Con il nuovo disco Barriere, LaFabbrica costruisce un racconto corale che affonda le mani nella realtà frammentata e soffocante del presente. Un’opera che non si limita a descrivere ostacoli sociali, economici e personali, ma li trasforma in materia viva, capace di generare resistenza e consapevolezza. L’età, il lavoro, la politica, la famiglia, la guerra: ogni tema viene affrontato con lucidità e urgenza, mettendo al centro una generazione ai margini, sospesa tra sopravvivenza e desiderio di vivere pienamente.
Il disco dà voce a chi si sente escluso, oppresso o intrappolato in una quotidianità che non ha scelto, offrendo uno spazio emotivo in cui la fragilità diventa premessa di rinascita e la fatica si trasforma in forza. Senza mai cercare scorciatoie consolatorie, Barriere si fa atto politico e umano, invitando all’ascolto del disagio come forma di empatia collettiva.
Ne abbiamo parlato direttamente con la band, in un’intervista che attraversa i significati più profondi del disco.
“Dopo tutto sono io” è il brano che più di altri parla di fragilità e rinascita. Come lo inserite nel racconto complessivo del disco?
“Dopo tutto sono io” è uno dei momenti più intimi del disco, uno spazio di sospensione in cui ci si concede di guardarsi dentro senza filtri. Lo inseriamo come tappa fondamentale nel racconto complessivo perché invita ad accogliere le fragilità come punto da cui può partire una rinascita autentica. In un disco che affronta molteplici “barriere”, è un brano che descrive quelle interiori, forse le più difficili da superare.

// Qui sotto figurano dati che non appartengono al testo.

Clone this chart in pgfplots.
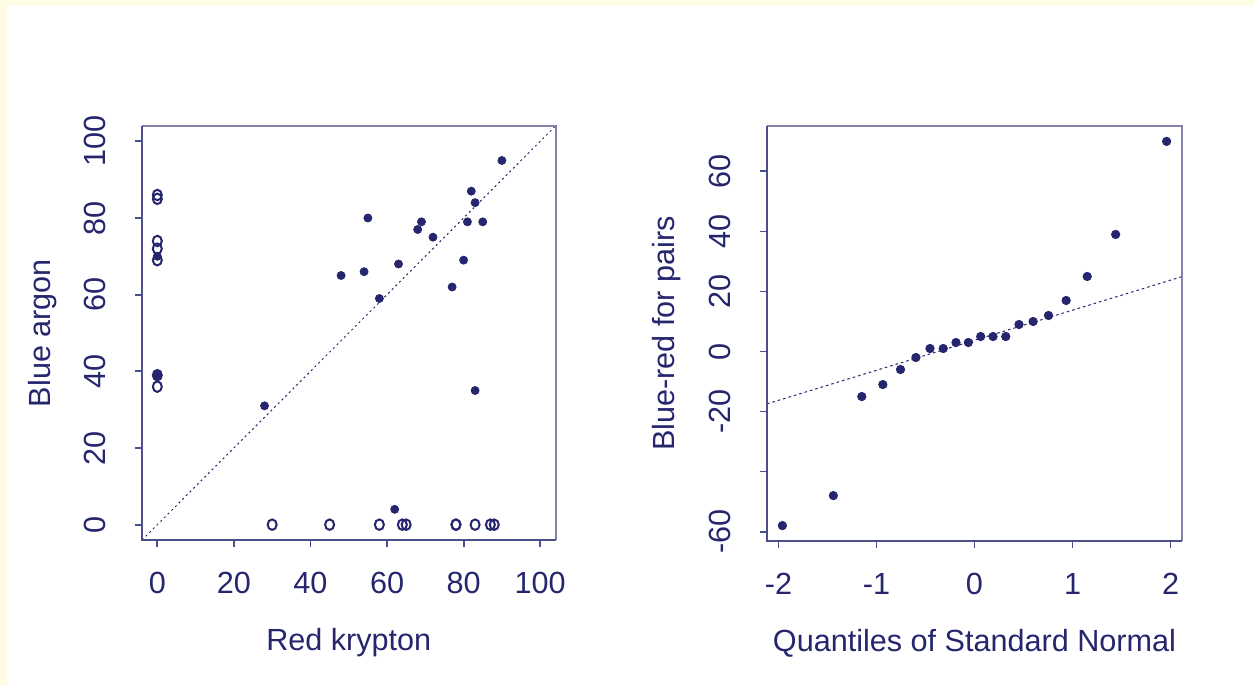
\documentclass[border=0pt]{standalone}
\usepackage{pgfplots}
\pgfplotsset{compat=1.18}
\usepackage{fontspec}
\setmainfont{Liberation Sans}
\definecolor{navy}{RGB}{38,38,110}
\definecolor{axdark}{RGB}{78,78,140}
\definecolor{axlight}{RGB}{130,130,172}
\definecolor{cream}{RGB}{255,252,230}

\pgfplotsset{
  rplot/.style={
    scale only axis,
    axis line style={draw=none},
    tick align=outside,
    tick pos=left,
    major tick length=3.5pt,
    every tick/.style={axdark, line width=0.9pt},
    ticklabel style={font=\fontsize{15.3}{18}\selectfont, text=navy},
    label style={font=\fontsize{15.3}{18}\selectfont, text=navy},
    xticklabel style={anchor=center, yshift=-18pt},
    yticklabel style={anchor=center, xshift=-20pt, rotate=90},
    /pgf/number format/assume math mode=true,
    after end axis/.code={
      \draw[axlight, line width=1pt] (rel axis cs:0,1) -- (rel axis cs:1,1) -- (rel axis cs:1,0);
      \draw[axdark, line width=1pt] (rel axis cs:0,1) -- (rel axis cs:0,0) -- (rel axis cs:1,0);
    },
  },
  filled/.style={only marks, mark=*, mark size=2pt, color=navy},
  hollow/.style={only marks, mark=o, mark size=2.5pt, color=navy,
    mark options={line width=1pt, xscale=0.9, yscale=1.05}},
}

\begin{document}
\begin{tikzpicture}
\fill[cream] (0,0) rectangle (627pt,343pt);
\fill[white] (3.5pt,0) rectangle (627pt,340pt);
\useasboundingbox (0,0) rectangle (627pt,343pt);

% left: blue argon against red krypton
\begin{axis}[rplot,
  at={(71pt,73pt)}, anchor=south west,
  width=206.75pt, height=207pt,
  xmin=-4, xmax=104, ymin=-4, ymax=104,
  xtick={0,20,40,60,80,100}, xticklabels={0,20,40,60,80,100},
  ytick={0,20,40,60,80,100}, yticklabels={0,20,40,60,80,100},
  xlabel={Red krypton}, ylabel={Blue argon},
  xlabel style={at={(axis description cs:0.5,-0.249)}, anchor=center},
  ylabel style={at={(axis description cs:-0.24,0.5)}, anchor=center, rotate=0},
]
\addplot[navy, line width=0.5pt, dash pattern=on 1pt off 1.6pt] coordinates {(-4,-4) (104,104)};
\addplot[hollow] coordinates {
(0,86) (0,85) (0,74) (0,72) (0,69) (0,39) (0,36)
(30,0) (45,0) (58,0) (64,0) (65,0) (78,0) (78,0) (83,0) (87,0) (88,0)};
\addplot[filled] coordinates {
(90,95) (82,87) (83,84) (55,80) (69,79) (81,79) (85,79) (68,77) (72,75) (63,68)
(80,69) (48,65) (54,66) (58,59) (77,62) (28,31) (83,35) (62,4) (0,70) (0,39)};
\end{axis}

% right: normal QQ plot of the differences
\begin{axis}[rplot,
  at={(383.5pt,72.5pt)}, anchor=south west,
  width=207.5pt, height=207.5pt,
  xmin=-2.117, xmax=2.117, ymin=-63.12, ymax=75.12,
  xtick={-2,-1,0,1,2}, xticklabels={-2,-1,0,1,2},
  ytick={-60,-40,-20,0,20,40,60}, yticklabels={-60,,-20,0,20,40,60},
  xlabel={Quantiles of Standard Normal}, ylabel={Blue-red for pairs},
  xlabel style={at={(axis description cs:0.5,-0.246)}, anchor=center},
  ylabel style={at={(axis description cs:-0.243,0.5)}, anchor=center, rotate=0},
]
\addplot[navy, line width=0.5pt, dash pattern=on 1.3pt off 1.5pt] coordinates {(-2.117,-17.44) (2.117,24.94)};
\addplot[filled, mark size=2.1pt] coordinates {
(-1.960,-58) (-1.440,-48) (-1.150,-15) (-0.935,-11) (-0.755,-6)
(-0.598,-2) (-0.454,1) (-0.319,1) (-0.189,3) (-0.063,3)
(0.063,5) (0.189,5) (0.319,5) (0.454,9) (0.598,10)
(0.755,12) (0.935,17) (1.150,25) (1.440,39) (1.960,70)};
\end{axis}
\end{tikzpicture}
\end{document}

In “Nella tua testa” affrontate la solitudine di una routine non scelta. Quanto c’è di autobiografico in questo brano?
Sicuramente c’è qualcosa di nostro, ma crediamo sia una sensazione che accomuna tante persone. Volevamo raccontare il senso di vuoto che può nascere da una routine imposta, da giornate che si somigliano tutte e che lasciano poco spazio per esprimersi davvero, incastrati in un ritmo che non abbiamo scelto, ma che continuiamo a seguire per necessità. Il brano diventa una sorta di specchio che racconta qualcosa che viviamo ma che riconosciamo anche negli altri.
“Barriere” non propone facili soluzioni, ma invita ad ascoltare il disagio. È una forma di empatia musicale?
Sì, in un certo senso potremmo definirla così. Non abbiamo mai cercato di dare risposte o semplificare la complessità delle emozioni che attraversano il disco. Abbiamo preferito raccontarle per quello che sono, cercando di creare uno spazio di risonanza in cui l’ascoltatore potesse riconoscersi.
A chi è dedicato questo disco? C’è un destinatario immaginario o reale dietro queste canzoni?
Questo disco è dedicato prima di tutto a noi stessi. È il frutto di un percorso lungo e spesso in salita, la materializzazione del nostro impegno e della nostra capacità di resistere. Allo stesso tempo, è anche destinato a chi condivide quella stessa fatica, a chi ogni giorno prova a restare in piedi nonostante tutto.
Dopo averlo completato, che tipo di effetto ha avuto “Barriere” su di voi come band e come persone?
È stato un lavoro intenso che ci ha cambiati, un viaggio di crescita sia musicale che personale che ha portato noi tutti verso un nuovo punto di partenza. Riflettendoci, ha lasciato addosso la sensazione di aver dato voce a qualcosa di necessario, dal quale sono emerse nuove sfumature della nostra identità artistica e umana.